Organizations often invest heavily in technology while operational readiness receives less attention. Effective incident response depends on clearly defined procedures that establish when accounts should be suspended, when systems should be isolated, and when recovery processes should begin. AI can support security operations in many areas, including log analysis, event correlation, investigation support, playbook recommendations, and initial triage activities.


Business context remains a key part of effective incident response. Environmental differences, operational requirements, account usage patterns, business impact considerations, and the risk of false positives all require human validation and judgment.

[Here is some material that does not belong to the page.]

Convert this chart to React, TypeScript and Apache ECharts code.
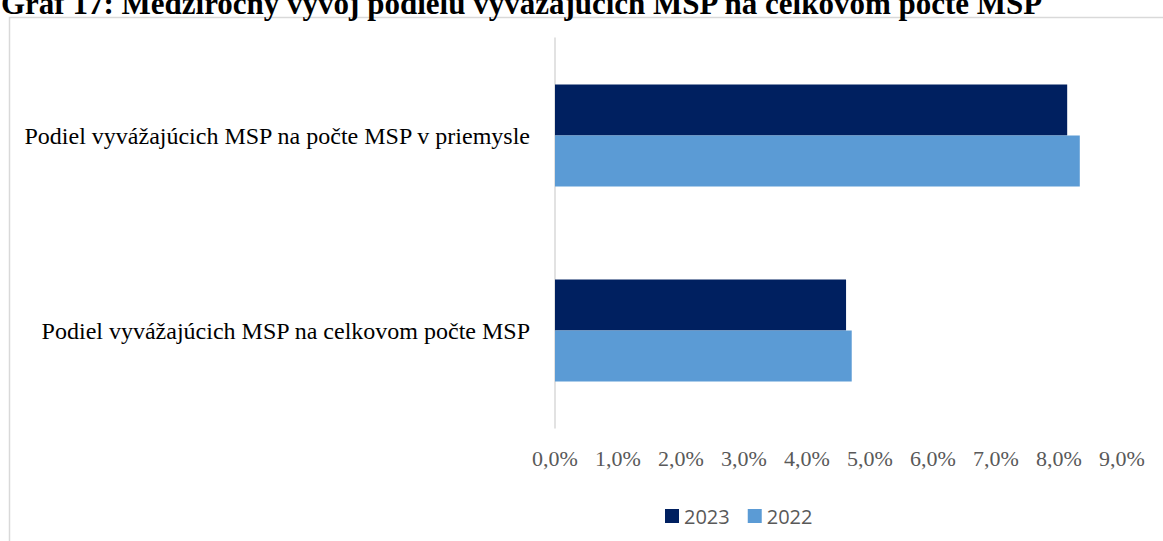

AI can improve consistency and efficiency, while analysts provide the context and decision making needed for effective response.


The effectiveness of AI driven defense ultimately depends on how well AI capabilities are integrated into operational processes.


Conclusion

AI is shortening attack timelines and helping threat actors operate with greater speed and precision. As a result, organizations need stronger visibility into attack progression, a deeper understanding of threat context, and the ability to make response decisions under tighter operational timelines.


Furtado emphasized that the future of AI in cybersecurity centers on augmentation and automation. AI can improve analysis, accelerate investigations, and support operational efficiency while security teams remain responsible for risk evaluation, impact assessment, and response decisions.


Organizations facing modern ransomware threats must rapidly identify attack progression, understand potential impact, and execute the right actions before attackers reach their objectives. As AI continues to influence both attack and defense operations, speed, context, and decision quality will play an increasingly important role in ransomware resilience.